One education reform movement I can get on board with is DEM: The Deacronymization of Education Movement. This is a small, grassroots movement located primarily in my house and in room 116 of my school building.
It is not that I seek to eliminate the programs or initiatives for which acronyms stand. Far from it. The point of deacronymization is about recognizing the inherent merit and value that may (may) be present in those very programs and acronyms.
For example: this year, I've been deliberately avoiding talk of "TPEP" in favor of either "teacher evaluation" or better yet, "effective teaching." To me, the essence of TPEP is the promotion and development of effective teaching. The acronym "TPEP," while convenient, enables a teacher to slip into an affliction called TIJOMT, pronounced "TIE-jomt," which stands for This-Is-Just-One-More-Thing, and often precipitates the classic TTSP (TIT-spee), or This-Too-Shall-Pass, which is a widely acknowledged excuse for polite disengagement from what is perceived as the next BTIE (BEE-tie), or "Big-Thing-in-Education" to ride the EP (Education Pendulum).
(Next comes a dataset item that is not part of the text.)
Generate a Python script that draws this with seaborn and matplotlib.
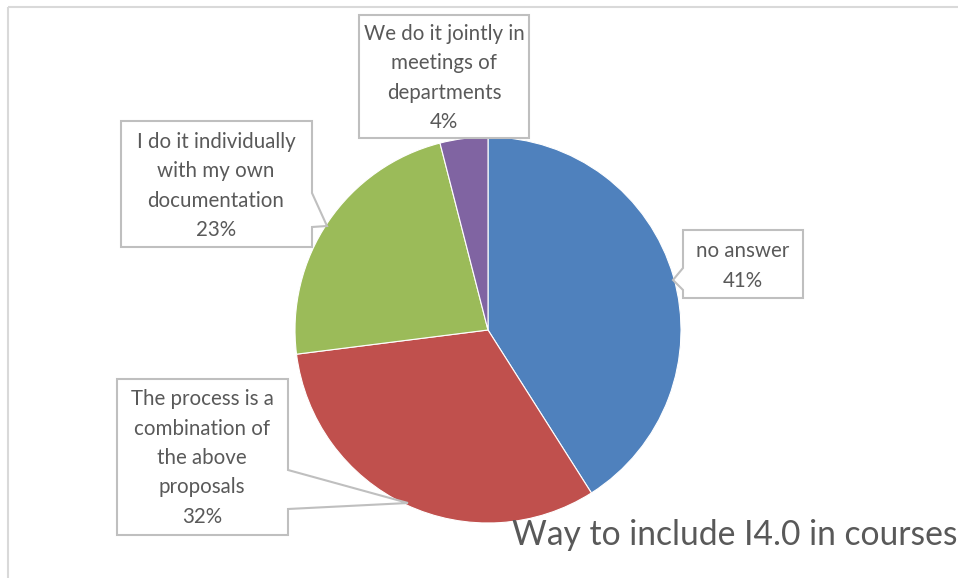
import matplotlib
matplotlib.use("Agg")
import matplotlib.pyplot as plt
import seaborn as sns
from matplotlib.patches import Polygon, Rectangle

# ---- data ----
categories = [
    "no answer",
    "The process is a\ncombination of\nthe above\nproposals",
    "I do it individually\nwith my own\ndocumentation",
    "We do it jointly in\nmeetings of\ndepartments",
]
values = [41, 32, 23, 4]
colors = ["#4F81BD", "#C0504D", "#9BBB59", "#8064A2"]
title = "Way to include I4.0 in courses"

sns.set_theme(style="white")
plt.rcParams["font.family"] = ["Lato", "DejaVu Sans"]

W, H = 958, 578
fig = plt.figure(figsize=(W / 100, H / 100), dpi=100)
ax = fig.add_axes([0, 0, 1, 1])

# pie in pixel-like coordinates (y axis inverted)
cx, cy, r = 488, 330, 193
ax.pie(values, colors=sns.color_palette(colors), startangle=-90, counterclock=True,
       center=(cx, cy), radius=r,
       wedgeprops=dict(edgecolor="white", linewidth=0.8))
ax.set_xlim(0, W)
ax.set_ylim(H, 0)
ax.set_aspect("equal")
ax.axis("off")

# outer chart frame
ax.add_patch(Rectangle((8, 7), 1000, 600, fill=False, edgecolor="#D9D9D9", linewidth=1.5))

# callout boxes (outline polygons)
box_color = "#BFBFBF"
callouts = [
    [(683, 230), (803, 230), (803, 298), (683, 298), (683, 290), (673, 280), (683, 268)],
    [(117, 379), (288, 379), (288, 470), (408, 503), (288, 509), (288, 535), (117, 535)],
    [(121, 121), (312, 121), (312, 193), (327, 226), (312, 227), (312, 247), (121, 247)],
    [(359, 15), (529, 15), (529, 138), (359, 138)],
]
label_pos = [(743, 266), (202, 458), (216, 186), (444, 78)]

for poly, (tx, ty), cat, v in zip(callouts, label_pos, categories, values):
    ax.add_patch(Polygon(poly, closed=True, facecolor="white", edgecolor=box_color, linewidth=1.5))
    ax.text(tx, ty, f"{cat}\n{v}%", ha="center", va="center", multialignment="center",
            fontsize=14.8, color="#595959", linespacing=1.58)

ax.text(512, 535, title, ha="left", va="center", fontsize=24.2, color="#595959")

fig.savefig("out.png", dpi=100)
Think of it this way: If I am making a list of tasks to do today, "TPEP" is a convenient little term that could be listed there, as if it were something I could finish and cross off and be done with. That's easy to do when the OMT is added to an already full plate: we naturally want to find a way to cross the OMT (One-More-Thing) off our list. If I were to write "be an effective teacher" on that list, I would not cross that off and say "Phew! Thank goodness I'm finished being an effective teacher!"